> [Your goal]: Can you transcribe every line exactly and leave the pictures behind?
## BEGIN Stored data
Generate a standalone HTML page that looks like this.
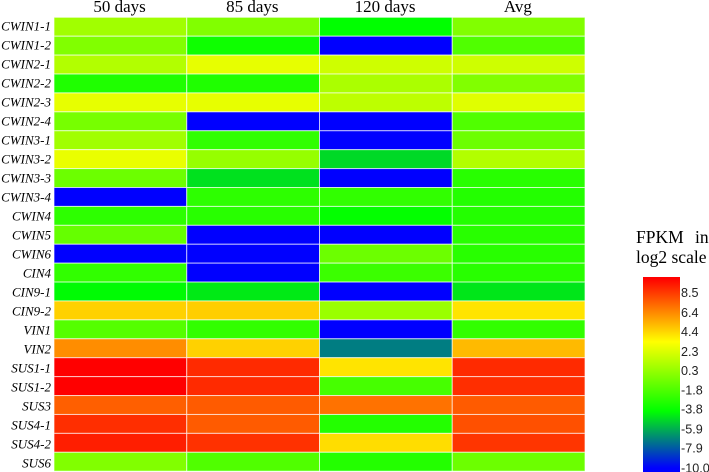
<!DOCTYPE html>
<html>
<head>
<meta charset="utf-8">
<title>FPKM heatmap</title>
<style>
html,body{margin:0;padding:0;background:#fff;}
svg{display:block;}
.h{font-family:"Liberation Serif",serif;font-size:17px;fill:#000;text-anchor:middle;}
.r{font-family:"Liberation Serif",serif;font-style:italic;font-size:13px;fill:#000;text-anchor:end;}
.t{font-family:"Liberation Serif",serif;font-size:17.5px;fill:#000;}
.k{font-family:"Liberation Sans",sans-serif;font-size:12.6px;fill:#222;}
</style>
</head>
<body>
<svg id="chart" xmlns="http://www.w3.org/2000/svg" width="709" height="472" viewBox="0 0 709 472">
<text class="t" y="243"><tspan x="636">FPKM</tspan><tspan x="695">in</tspan></text>
<text class="t" x="636" y="263">log2 scale</text>
</svg>
<script>
const columns = ['50 days', '85 days', '120 days', 'Avg'];
const genes = ['CWIN1-1','CWIN1-2','CWIN2-1','CWIN2-2','CWIN2-3','CWIN2-4','CWIN3-1','CWIN3-2','CWIN3-3','CWIN3-4','CWIN4','CWIN5','CWIN6','CIN4','CIN9-1','CIN9-2','VIN1','VIN2','SUS1-1','SUS1-2','SUS3','SUS4-1','SUS4-2','SUS6'];
const values50 = [0.6,-0.3,1.1,-3.1,2.6,-0.6,0.6,2.7,-0.9,-10,-2.7,-1.1,-10,-2.6,-4.1,4.5,-1.6,6.3,10,10,7.5,8.8,9.2,-0.3];
const values85 = [-0.3,-3.6,2.6,-3.1,2.6,-10,-2.6,0.3,-4.7,-2.7,-2.85,-10,-10,-10,-4.5,4.6,-2.6,4.5,8.9,8.9,7.6,7.6,8.7,-1.7];
const values120 = [-4,-10,1.9,0.9,1.4,-10,-10,-4.9,-10,-2.6,-3.9,-10,-0.9,-2.3,-10,0.4,-10,-7.05,4,-2,7,-3,4.2,-3];
const valuesAvg = [-0.3,-1.7,1.9,-0.3,2.4,-1.7,-0.9,1.1,-2.85,-3,-3,-2.85,-2.85,-2.85,-4.6,4,-2.6,5.1,8.9,8.8,7.6,7.9,8.6,-0.9];
const legendTicks = [8.5,6.4,4.4,2.3,0.3,-1.8,-3.8,-5.9,-7.9,-10.0];
const colorStopValues = [10,3.3,-4,-10];
const colorStopColors = [[255,0,0],[255,255,0],[0,255,0],[0,0,255]];

const NS = 'http://www.w3.org/2000/svg';
const svg = document.getElementById('chart');
const series = [values50, values85, values120, valuesAvg];

const GRID_LEFT = 54, GRID_RIGHT = 585, GRID_TOP = 17.3, GRID_BOTTOM = 471.2;
function xScale(i){ return GRID_LEFT + i * (GRID_RIGHT - GRID_LEFT) / columns.length; }
function yScale(i){ return GRID_TOP + i * (GRID_BOTTOM - GRID_TOP) / genes.length; }
function labelBaseline(i){ return 30.5 + i * 19; }

const LEGEND_LEFT = 643, LEGEND_RIGHT = 680, LEGEND_TOP = 277, LEGEND_BOTTOM = 472;
function legendY(v){ return 292.5 + (8.5 - v) * 9.49; }

function valueColor(v){
  const s = colorStopValues, c = colorStopColors;
  if (v >= s[0]) return 'rgb(' + c[0].join(',') + ')';
  for (let i = 0; i < s.length - 1; i++) {
    if (v >= s[i + 1]) {
      const t = (s[i] - v) / (s[i] - s[i + 1]);
      const mix = c[i].map((a, k) => Math.round(a + (c[i + 1][k] - a) * t));
      return 'rgb(' + mix.join(',') + ')';
    }
  }
  return 'rgb(' + c[c.length - 1].join(',') + ')';
}

function make(tag, attrs){
  const el = document.createElementNS(NS, tag);
  for (const k in attrs) el.setAttribute(k, attrs[k]);
  return el;
}

columns.forEach((name, c) => {
  const t = make('text', {class: 'h', x: (xScale(c) + xScale(c + 1)) / 2 - 0.8, y: 12});
  t.textContent = name;
  
  
  svg.appendChild(t);
});

genes.forEach((gene, r) => {
  const t = make('text', {class: 'r', x: 51, y: labelBaseline(r)});
  t.textContent = gene;
  
  
  svg.appendChild(t);
  series.forEach((vals, c) => {
    const cell = make('rect', {
      x: xScale(c), y: yScale(r),
      width: xScale(c + 1) - xScale(c),
      height: yScale(r + 1) - yScale(r),
      fill: valueColor(vals[r]),
      stroke: '#ffffff', 'stroke-opacity': 0.65, 'stroke-width': 1
    });
    
    
    svg.appendChild(cell);
  });
});

for (let y = LEGEND_TOP; y < LEGEND_BOTTOM; y++) {
  const v = 8.5 - (y + 0.5 - 292.5) / 9.49;
  const band = make('rect', {x: LEGEND_LEFT, y: y, width: LEGEND_RIGHT - LEGEND_LEFT, height: 1.2, fill: valueColor(v)});
  
  
  svg.appendChild(band);
}

legendTicks.forEach(v => {
  const t = make('text', {class: 'k', x: 681, y: legendY(v) + 4.5});
  t.textContent = v.toFixed(1);
  
  
  svg.appendChild(t);
});
</script>
</body>
</html>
## END Stored data
> [Exercise output]:
Generate a standalone HTML page that looks like this.
<!DOCTYPE html>
<html>
<head>
<meta charset="utf-8">
<title>FPKM heatmap</title>
<style>
html,body{margin:0;padding:0;background:#fff;}
svg{display:block;}
.h{font-family:"Liberation Serif",serif;font-size:17px;fill:#000;text-anchor:middle;}
.r{font-family:"Liberation Serif",serif;font-style:italic;font-size:13px;fill:#000;text-anchor:end;}
.t{font-family:"Liberation Serif",serif;font-size:17.5px;fill:#000;}
.k{font-family:"Liberation Sans",sans-serif;font-size:12.6px;fill:#222;}
</style>
</head>
<body>
<svg id="chart" xmlns="http://www.w3.org/2000/svg" width="709" height="472" viewBox="0 0 709 472">
<text class="t" y="243"><tspan x="636">FPKM</tspan><tspan x="695">in</tspan></text>
<text class="t" x="636" y="263">log2 scale</text>
</svg>
<script>
const columns = ['50 days', '85 days', '120 days', 'Avg'];
const genes = ['CWIN1-1','CWIN1-2','CWIN2-1','CWIN2-2','CWIN2-3','CWIN2-4','CWIN3-1','CWIN3-2','CWIN3-3','CWIN3-4','CWIN4','CWIN5','CWIN6','CIN4','CIN9-1','CIN9-2','VIN1','VIN2','SUS1-1','SUS1-2','SUS3','SUS4-1','SUS4-2','SUS6'];
const values50 = [0.6,-0.3,1.1,-3.1,2.6,-0.6,0.6,2.7,-0.9,-10,-2.7,-1.1,-10,-2.6,-4.1,4.5,-1.6,6.3,10,10,7.5,8.8,9.2,-0.3];
const values85 = [-0.3,-3.6,2.6,-3.1,2.6,-10,-2.6,0.3,-4.7,-2.7,-2.85,-10,-10,-10,-4.5,4.6,-2.6,4.5,8.9,8.9,7.6,7.6,8.7,-1.7];
const values120 = [-4,-10,1.9,0.9,1.4,-10,-10,-4.9,-10,-2.6,-3.9,-10,-0.9,-2.3,-10,0.4,-10,-7.05,4,-2,7,-3,4.2,-3];
const valuesAvg = [-0.3,-1.7,1.9,-0.3,2.4,-1.7,-0.9,1.1,-2.85,-3,-3,-2.85,-2.85,-2.85,-4.6,4,-2.6,5.1,8.9,8.8,7.6,7.9,8.6,-0.9];
const legendTicks = [8.5,6.4,4.4,2.3,0.3,-1.8,-3.8,-5.9,-7.9,-10.0];
const colorStopValues = [10,3.3,-4,-10];
const colorStopColors = [[255,0,0],[255,255,0],[0,255,0],[0,0,255]];

const NS = 'http://www.w3.org/2000/svg';
const svg = document.getElementById('chart');
const series = [values50, values85, values120, valuesAvg];

const GRID_LEFT = 54, GRID_RIGHT = 585, GRID_TOP = 17.3, GRID_BOTTOM = 471.2;
function xScale(i){ return GRID_LEFT + i * (GRID_RIGHT - GRID_LEFT) / columns.length; }
function yScale(i){ return GRID_TOP + i * (GRID_BOTTOM - GRID_TOP) / genes.length; }
function labelBaseline(i){ return 30.5 + i * 19; }

const LEGEND_LEFT = 643, LEGEND_RIGHT = 680, LEGEND_TOP = 277, LEGEND_BOTTOM = 472;
function legendY(v){ return 292.5 + (8.5 - v) * 9.49; }

function valueColor(v){
  const s = colorStopValues, c = colorStopColors;
  if (v >= s[0]) return 'rgb(' + c[0].join(',') + ')';
  for (let i = 0; i < s.length - 1; i++) {
    if (v >= s[i + 1]) {
      const t = (s[i] - v) / (s[i] - s[i + 1]);
      const mix = c[i].map((a, k) => Math.round(a + (c[i + 1][k] - a) * t));
      return 'rgb(' + mix.join(',') + ')';
    }
  }
  return 'rgb(' + c[c.length - 1].join(',') + ')';
}

function make(tag, attrs){
  const el = document.createElementNS(NS, tag);
  for (const k in attrs) el.setAttribute(k, attrs[k]);
  return el;
}

columns.forEach((name, c) => {
  const t = make('text', {class: 'h', x: (xScale(c) + xScale(c + 1)) / 2 - 0.8, y: 12});
  t.textContent = name;
  
  
  svg.appendChild(t);
});

genes.forEach((gene, r) => {
  const t = make('text', {class: 'r', x: 51, y: labelBaseline(r)});
  t.textContent = gene;
  
  
  svg.appendChild(t);
  series.forEach((vals, c) => {
    const cell = make('rect', {
      x: xScale(c), y: yScale(r),
      width: xScale(c + 1) - xScale(c),
      height: yScale(r + 1) - yScale(r),
      fill: valueColor(vals[r]),
      stroke: '#ffffff', 'stroke-opacity': 0.65, 'stroke-width': 1
    });
    
    
    svg.appendChild(cell);
  });
});

for (let y = LEGEND_TOP; y < LEGEND_BOTTOM; y++) {
  const v = 8.5 - (y + 0.5 - 292.5) / 9.49;
  const band = make('rect', {x: LEGEND_LEFT, y: y, width: LEGEND_RIGHT - LEGEND_LEFT, height: 1.2, fill: valueColor(v)});
  
  
  svg.appendChild(band);
}

legendTicks.forEach(v => {
  const t = make('text', {class: 'k', x: 681, y: legendY(v) + 4.5});
  t.textContent = v.toFixed(1);
  
  
  svg.appendChild(t);
});
</script>
</body>
</html>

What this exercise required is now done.